DATA SECTION —
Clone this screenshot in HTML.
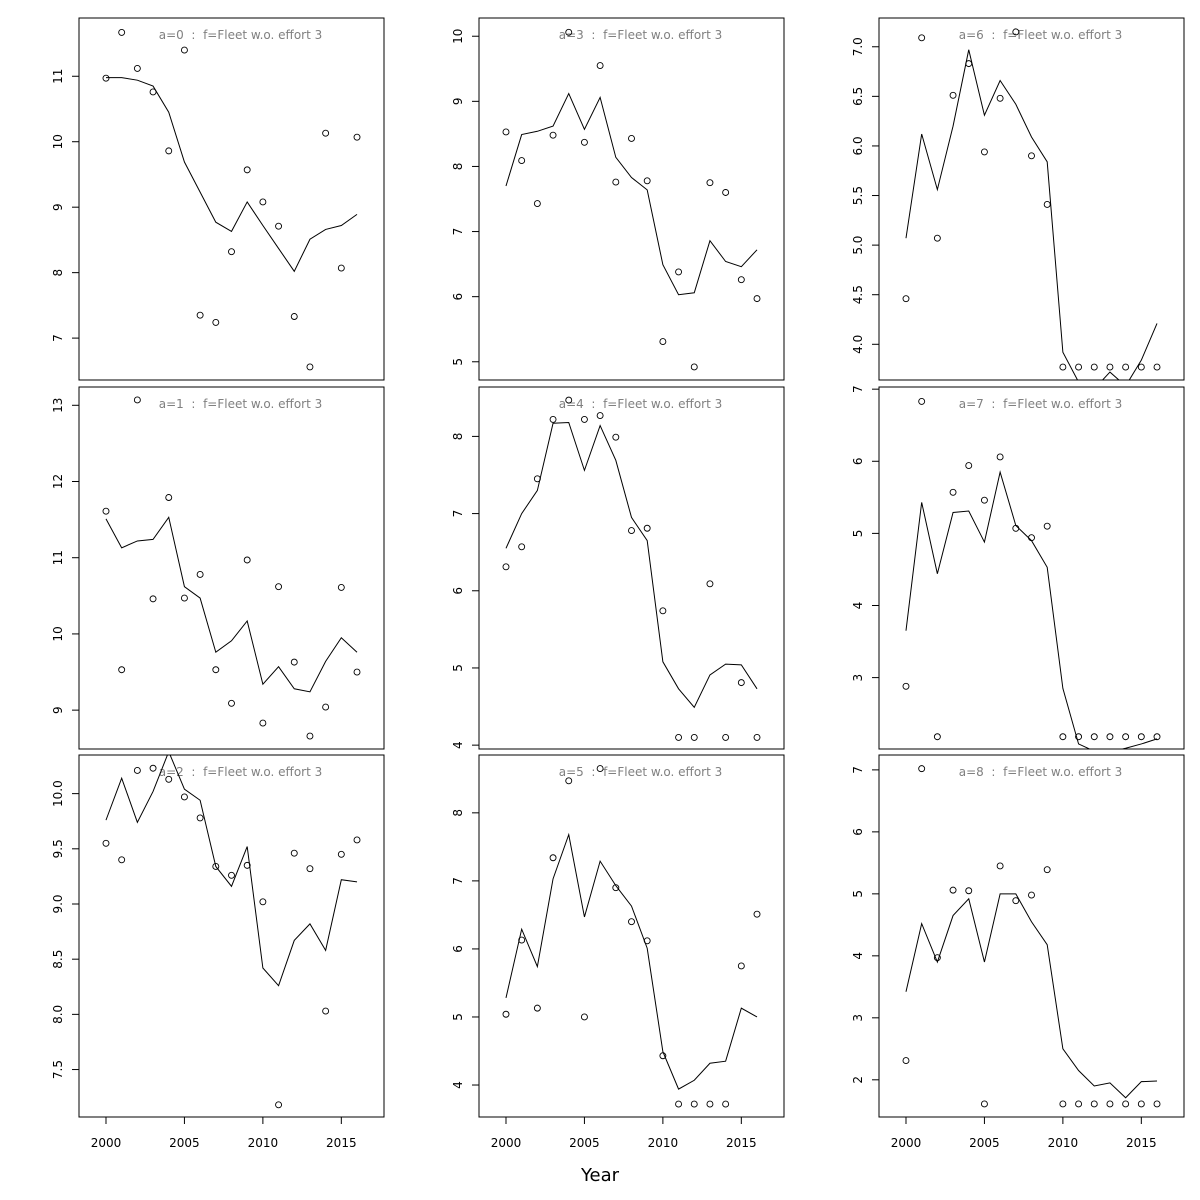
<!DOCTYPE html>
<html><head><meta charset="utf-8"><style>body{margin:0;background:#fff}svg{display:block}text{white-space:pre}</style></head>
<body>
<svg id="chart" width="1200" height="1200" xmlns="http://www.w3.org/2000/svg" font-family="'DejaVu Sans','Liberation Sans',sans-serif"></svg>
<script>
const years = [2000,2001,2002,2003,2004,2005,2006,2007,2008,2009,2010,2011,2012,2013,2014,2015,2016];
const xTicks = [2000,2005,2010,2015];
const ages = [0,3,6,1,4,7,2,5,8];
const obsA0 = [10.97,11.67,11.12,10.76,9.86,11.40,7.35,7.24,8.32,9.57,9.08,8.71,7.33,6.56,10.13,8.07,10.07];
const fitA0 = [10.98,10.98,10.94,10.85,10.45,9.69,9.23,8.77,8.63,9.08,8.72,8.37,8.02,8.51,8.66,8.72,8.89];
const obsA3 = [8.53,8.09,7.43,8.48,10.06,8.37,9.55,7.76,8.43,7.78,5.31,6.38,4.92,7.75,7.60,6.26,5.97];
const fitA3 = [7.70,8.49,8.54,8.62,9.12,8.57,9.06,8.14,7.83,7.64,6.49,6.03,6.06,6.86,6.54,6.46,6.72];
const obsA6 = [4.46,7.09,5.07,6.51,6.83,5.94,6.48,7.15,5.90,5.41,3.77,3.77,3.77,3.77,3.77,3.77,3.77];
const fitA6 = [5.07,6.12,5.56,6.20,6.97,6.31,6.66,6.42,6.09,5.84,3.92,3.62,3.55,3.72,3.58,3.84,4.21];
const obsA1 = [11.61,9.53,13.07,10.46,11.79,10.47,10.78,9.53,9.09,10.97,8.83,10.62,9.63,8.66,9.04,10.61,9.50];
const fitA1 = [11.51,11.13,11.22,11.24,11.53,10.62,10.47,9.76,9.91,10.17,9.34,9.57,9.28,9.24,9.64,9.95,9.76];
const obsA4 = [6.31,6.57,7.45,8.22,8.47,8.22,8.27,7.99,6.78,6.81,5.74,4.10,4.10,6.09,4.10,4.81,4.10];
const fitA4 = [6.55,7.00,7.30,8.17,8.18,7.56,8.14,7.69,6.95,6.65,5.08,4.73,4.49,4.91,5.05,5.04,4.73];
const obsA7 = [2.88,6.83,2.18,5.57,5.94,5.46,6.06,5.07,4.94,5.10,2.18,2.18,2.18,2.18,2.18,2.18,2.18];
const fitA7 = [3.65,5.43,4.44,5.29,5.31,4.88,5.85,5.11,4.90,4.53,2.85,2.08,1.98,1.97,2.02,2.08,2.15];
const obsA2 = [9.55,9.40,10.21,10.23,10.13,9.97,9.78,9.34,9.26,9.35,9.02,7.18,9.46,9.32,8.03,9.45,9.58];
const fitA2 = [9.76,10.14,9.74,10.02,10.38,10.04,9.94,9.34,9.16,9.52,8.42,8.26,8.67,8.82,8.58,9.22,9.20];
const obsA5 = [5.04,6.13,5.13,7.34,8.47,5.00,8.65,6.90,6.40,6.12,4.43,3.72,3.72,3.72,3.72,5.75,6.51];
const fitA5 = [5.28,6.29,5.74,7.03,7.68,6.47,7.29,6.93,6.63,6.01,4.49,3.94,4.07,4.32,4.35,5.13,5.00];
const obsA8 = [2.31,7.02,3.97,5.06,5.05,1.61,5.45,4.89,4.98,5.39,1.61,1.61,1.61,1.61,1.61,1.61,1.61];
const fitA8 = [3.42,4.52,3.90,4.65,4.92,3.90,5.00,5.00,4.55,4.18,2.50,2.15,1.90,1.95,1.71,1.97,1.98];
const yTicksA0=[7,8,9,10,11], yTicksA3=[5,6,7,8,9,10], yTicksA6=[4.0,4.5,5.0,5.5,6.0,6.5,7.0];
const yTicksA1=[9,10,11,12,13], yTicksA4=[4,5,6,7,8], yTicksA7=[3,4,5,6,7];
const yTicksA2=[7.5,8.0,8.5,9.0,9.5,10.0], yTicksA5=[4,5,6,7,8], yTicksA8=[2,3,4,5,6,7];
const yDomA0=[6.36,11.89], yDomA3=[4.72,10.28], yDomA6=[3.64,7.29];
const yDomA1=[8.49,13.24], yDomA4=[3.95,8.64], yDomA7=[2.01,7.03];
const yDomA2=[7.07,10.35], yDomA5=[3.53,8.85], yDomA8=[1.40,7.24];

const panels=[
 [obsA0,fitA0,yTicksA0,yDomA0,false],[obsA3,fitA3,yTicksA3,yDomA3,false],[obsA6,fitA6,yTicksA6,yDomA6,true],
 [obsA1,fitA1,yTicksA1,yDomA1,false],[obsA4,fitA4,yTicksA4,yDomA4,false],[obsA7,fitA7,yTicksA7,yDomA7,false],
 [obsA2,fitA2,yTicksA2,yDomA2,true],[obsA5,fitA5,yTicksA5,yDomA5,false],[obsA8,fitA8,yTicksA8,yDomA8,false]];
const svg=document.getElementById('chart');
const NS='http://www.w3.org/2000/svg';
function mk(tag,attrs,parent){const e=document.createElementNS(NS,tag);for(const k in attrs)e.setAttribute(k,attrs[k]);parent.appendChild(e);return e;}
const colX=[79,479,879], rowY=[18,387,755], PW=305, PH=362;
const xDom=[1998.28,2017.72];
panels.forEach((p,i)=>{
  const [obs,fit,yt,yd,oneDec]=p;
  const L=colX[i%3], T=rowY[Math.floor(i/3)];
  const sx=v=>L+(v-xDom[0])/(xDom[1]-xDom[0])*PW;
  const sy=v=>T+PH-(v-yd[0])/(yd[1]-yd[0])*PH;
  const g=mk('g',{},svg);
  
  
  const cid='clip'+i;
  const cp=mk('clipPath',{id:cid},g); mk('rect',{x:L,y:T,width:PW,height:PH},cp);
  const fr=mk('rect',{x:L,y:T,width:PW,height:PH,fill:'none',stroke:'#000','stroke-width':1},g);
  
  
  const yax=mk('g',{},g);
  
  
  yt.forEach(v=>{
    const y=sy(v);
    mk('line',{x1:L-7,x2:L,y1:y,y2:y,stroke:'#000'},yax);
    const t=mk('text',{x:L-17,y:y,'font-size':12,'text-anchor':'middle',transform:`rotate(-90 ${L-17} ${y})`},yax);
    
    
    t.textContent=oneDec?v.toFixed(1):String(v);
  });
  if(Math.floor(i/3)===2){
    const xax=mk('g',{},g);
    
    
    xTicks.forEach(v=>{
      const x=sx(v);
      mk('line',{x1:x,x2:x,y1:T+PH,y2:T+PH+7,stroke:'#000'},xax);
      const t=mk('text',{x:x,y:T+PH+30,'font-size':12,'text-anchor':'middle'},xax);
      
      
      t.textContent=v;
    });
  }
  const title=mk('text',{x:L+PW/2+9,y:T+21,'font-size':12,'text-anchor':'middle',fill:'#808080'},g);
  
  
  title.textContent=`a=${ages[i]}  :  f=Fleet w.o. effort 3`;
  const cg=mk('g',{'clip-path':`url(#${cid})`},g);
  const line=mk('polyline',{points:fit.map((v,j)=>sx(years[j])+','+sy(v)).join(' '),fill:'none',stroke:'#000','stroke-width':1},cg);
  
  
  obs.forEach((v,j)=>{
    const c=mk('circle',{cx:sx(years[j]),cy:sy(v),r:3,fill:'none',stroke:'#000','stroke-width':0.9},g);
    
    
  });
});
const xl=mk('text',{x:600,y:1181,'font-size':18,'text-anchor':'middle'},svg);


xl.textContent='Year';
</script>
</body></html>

EXERCISE — Word for word, quote the full listing, omitting every picture.

FULL ANSWER —
Clone this screenshot in HTML.
<!DOCTYPE html>
<html><head><meta charset="utf-8"><style>body{margin:0;background:#fff}svg{display:block}text{white-space:pre}</style></head>
<body>
<svg id="chart" width="1200" height="1200" xmlns="http://www.w3.org/2000/svg" font-family="'DejaVu Sans','Liberation Sans',sans-serif"></svg>
<script>
const years = [2000,2001,2002,2003,2004,2005,2006,2007,2008,2009,2010,2011,2012,2013,2014,2015,2016];
const xTicks = [2000,2005,2010,2015];
const ages = [0,3,6,1,4,7,2,5,8];
const obsA0 = [10.97,11.67,11.12,10.76,9.86,11.40,7.35,7.24,8.32,9.57,9.08,8.71,7.33,6.56,10.13,8.07,10.07];
const fitA0 = [10.98,10.98,10.94,10.85,10.45,9.69,9.23,8.77,8.63,9.08,8.72,8.37,8.02,8.51,8.66,8.72,8.89];
const obsA3 = [8.53,8.09,7.43,8.48,10.06,8.37,9.55,7.76,8.43,7.78,5.31,6.38,4.92,7.75,7.60,6.26,5.97];
const fitA3 = [7.70,8.49,8.54,8.62,9.12,8.57,9.06,8.14,7.83,7.64,6.49,6.03,6.06,6.86,6.54,6.46,6.72];
const obsA6 = [4.46,7.09,5.07,6.51,6.83,5.94,6.48,7.15,5.90,5.41,3.77,3.77,3.77,3.77,3.77,3.77,3.77];
const fitA6 = [5.07,6.12,5.56,6.20,6.97,6.31,6.66,6.42,6.09,5.84,3.92,3.62,3.55,3.72,3.58,3.84,4.21];
const obsA1 = [11.61,9.53,13.07,10.46,11.79,10.47,10.78,9.53,9.09,10.97,8.83,10.62,9.63,8.66,9.04,10.61,9.50];
const fitA1 = [11.51,11.13,11.22,11.24,11.53,10.62,10.47,9.76,9.91,10.17,9.34,9.57,9.28,9.24,9.64,9.95,9.76];
const obsA4 = [6.31,6.57,7.45,8.22,8.47,8.22,8.27,7.99,6.78,6.81,5.74,4.10,4.10,6.09,4.10,4.81,4.10];
const fitA4 = [6.55,7.00,7.30,8.17,8.18,7.56,8.14,7.69,6.95,6.65,5.08,4.73,4.49,4.91,5.05,5.04,4.73];
const obsA7 = [2.88,6.83,2.18,5.57,5.94,5.46,6.06,5.07,4.94,5.10,2.18,2.18,2.18,2.18,2.18,2.18,2.18];
const fitA7 = [3.65,5.43,4.44,5.29,5.31,4.88,5.85,5.11,4.90,4.53,2.85,2.08,1.98,1.97,2.02,2.08,2.15];
const obsA2 = [9.55,9.40,10.21,10.23,10.13,9.97,9.78,9.34,9.26,9.35,9.02,7.18,9.46,9.32,8.03,9.45,9.58];
const fitA2 = [9.76,10.14,9.74,10.02,10.38,10.04,9.94,9.34,9.16,9.52,8.42,8.26,8.67,8.82,8.58,9.22,9.20];
const obsA5 = [5.04,6.13,5.13,7.34,8.47,5.00,8.65,6.90,6.40,6.12,4.43,3.72,3.72,3.72,3.72,5.75,6.51];
const fitA5 = [5.28,6.29,5.74,7.03,7.68,6.47,7.29,6.93,6.63,6.01,4.49,3.94,4.07,4.32,4.35,5.13,5.00];
const obsA8 = [2.31,7.02,3.97,5.06,5.05,1.61,5.45,4.89,4.98,5.39,1.61,1.61,1.61,1.61,1.61,1.61,1.61];
const fitA8 = [3.42,4.52,3.90,4.65,4.92,3.90,5.00,5.00,4.55,4.18,2.50,2.15,1.90,1.95,1.71,1.97,1.98];
const yTicksA0=[7,8,9,10,11], yTicksA3=[5,6,7,8,9,10], yTicksA6=[4.0,4.5,5.0,5.5,6.0,6.5,7.0];
const yTicksA1=[9,10,11,12,13], yTicksA4=[4,5,6,7,8], yTicksA7=[3,4,5,6,7];
const yTicksA2=[7.5,8.0,8.5,9.0,9.5,10.0], yTicksA5=[4,5,6,7,8], yTicksA8=[2,3,4,5,6,7];
const yDomA0=[6.36,11.89], yDomA3=[4.72,10.28], yDomA6=[3.64,7.29];
const yDomA1=[8.49,13.24], yDomA4=[3.95,8.64], yDomA7=[2.01,7.03];
const yDomA2=[7.07,10.35], yDomA5=[3.53,8.85], yDomA8=[1.40,7.24];

const panels=[
 [obsA0,fitA0,yTicksA0,yDomA0,false],[obsA3,fitA3,yTicksA3,yDomA3,false],[obsA6,fitA6,yTicksA6,yDomA6,true],
 [obsA1,fitA1,yTicksA1,yDomA1,false],[obsA4,fitA4,yTicksA4,yDomA4,false],[obsA7,fitA7,yTicksA7,yDomA7,false],
 [obsA2,fitA2,yTicksA2,yDomA2,true],[obsA5,fitA5,yTicksA5,yDomA5,false],[obsA8,fitA8,yTicksA8,yDomA8,false]];
const svg=document.getElementById('chart');
const NS='http://www.w3.org/2000/svg';
function mk(tag,attrs,parent){const e=document.createElementNS(NS,tag);for(const k in attrs)e.setAttribute(k,attrs[k]);parent.appendChild(e);return e;}
const colX=[79,479,879], rowY=[18,387,755], PW=305, PH=362;
const xDom=[1998.28,2017.72];
panels.forEach((p,i)=>{
  const [obs,fit,yt,yd,oneDec]=p;
  const L=colX[i%3], T=rowY[Math.floor(i/3)];
  const sx=v=>L+(v-xDom[0])/(xDom[1]-xDom[0])*PW;
  const sy=v=>T+PH-(v-yd[0])/(yd[1]-yd[0])*PH;
  const g=mk('g',{},svg);
  
  
  const cid='clip'+i;
  const cp=mk('clipPath',{id:cid},g); mk('rect',{x:L,y:T,width:PW,height:PH},cp);
  const fr=mk('rect',{x:L,y:T,width:PW,height:PH,fill:'none',stroke:'#000','stroke-width':1},g);
  
  
  const yax=mk('g',{},g);
  
  
  yt.forEach(v=>{
    const y=sy(v);
    mk('line',{x1:L-7,x2:L,y1:y,y2:y,stroke:'#000'},yax);
    const t=mk('text',{x:L-17,y:y,'font-size':12,'text-anchor':'middle',transform:`rotate(-90 ${L-17} ${y})`},yax);
    
    
    t.textContent=oneDec?v.toFixed(1):String(v);
  });
  if(Math.floor(i/3)===2){
    const xax=mk('g',{},g);
    
    
    xTicks.forEach(v=>{
      const x=sx(v);
      mk('line',{x1:x,x2:x,y1:T+PH,y2:T+PH+7,stroke:'#000'},xax);
      const t=mk('text',{x:x,y:T+PH+30,'font-size':12,'text-anchor':'middle'},xax);
      
      
      t.textContent=v;
    });
  }
  const title=mk('text',{x:L+PW/2+9,y:T+21,'font-size':12,'text-anchor':'middle',fill:'#808080'},g);
  
  
  title.textContent=`a=${ages[i]}  :  f=Fleet w.o. effort 3`;
  const cg=mk('g',{'clip-path':`url(#${cid})`},g);
  const line=mk('polyline',{points:fit.map((v,j)=>sx(years[j])+','+sy(v)).join(' '),fill:'none',stroke:'#000','stroke-width':1},cg);
  
  
  obs.forEach((v,j)=>{
    const c=mk('circle',{cx:sx(years[j]),cy:sy(v),r:3,fill:'none',stroke:'#000','stroke-width':0.9},g);
    
    
  });
});
const xl=mk('text',{x:600,y:1181,'font-size':18,'text-anchor':'middle'},svg);


xl.textContent='Year';
</script>
</body></html>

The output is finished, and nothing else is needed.